‘Ze zien er zo gelukkig uit, wisten nog niet hoe relatief kort hun leven zou zijn’

‘Mijn ouders zijn gehuwd in 1956. Mijn moeder was de jongste van vier kinderen. Haar vader had een boerderij in de Betuwe met een grote pruimenboomgaard, wat koeien en varkens. Mijn oma had een slechte gezondheid en mijn moeder verzorgde haar. Na hun huwelijk gingen mijn ouders bij oma en opa inwonen. Mijn vader werkte in Vianen; doordeweeks had hij daar een kosthuis, in de weekenden kwam hij naar de boerderij.

Mijn ouders kregen drie kinderen, een zoon in 1957, een dochter in 1959, en in 1962 ben ik geboren, nog op de boerderij. Later dat jaar verhuisden we naar Vianen. Opa bleef op de boerderij, oma verhuisde mee en is dat jaar bij ons thuis overleden.

Mijn ouders zien er zo gelukkig uit op hun trouwfoto. Zij wisten toen nog niet hoe relatief kort hun leven zou zijn.

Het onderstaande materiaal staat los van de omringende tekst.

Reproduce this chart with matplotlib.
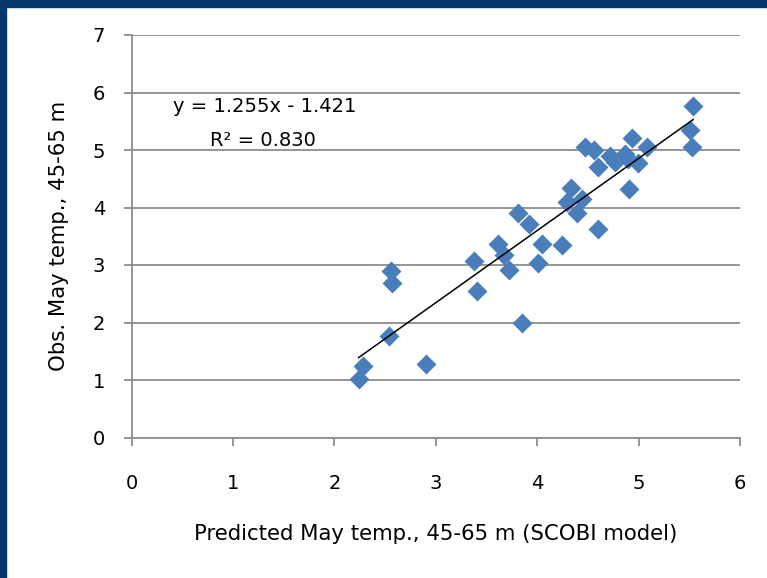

Mijn vader werd ziek in het voorjaar van 1978. Hij had uitgezaaide longkanker en een hersentumor, en is in december thuis gestorven. Net zoals ze dat bij mijn oma deed, heeft mijn moeder hem tot het laatste moment verzorgd.

Mijn moeder was de liefste vrouw van de wereld. Na het overlijden van mijn vader viel het leven haar zwaar. Zij werd depressief. In november 1979 kwam ik op een dag laat in de middag uit school – 6-vwo, ik moest dat schooljaar eindexamen doen. Er stond een politieauto voor de deur. Toen wist ik het al: mijn moeder is er niet meer. Ze was 44 jaar en had ervoor gekozen om een einde aan haar leven te maken. Er was in die tijd niet veel professionele hulp bij depressie. Althans, mijn moeder heeft die hulp niet gekregen.

Wij, de kinderen, zijn ondanks alles goed terechtgekomen. Het eindexamen in 1980 heb ik gehaald, zelfs met goede cijfers. Onze opvoeding tot aan hun overlijden is kennelijk goed genoeg geweest om ons een stevige basis te geven om verder te gaan. Daar zal ik hen altijd dankbaar voor zijn.”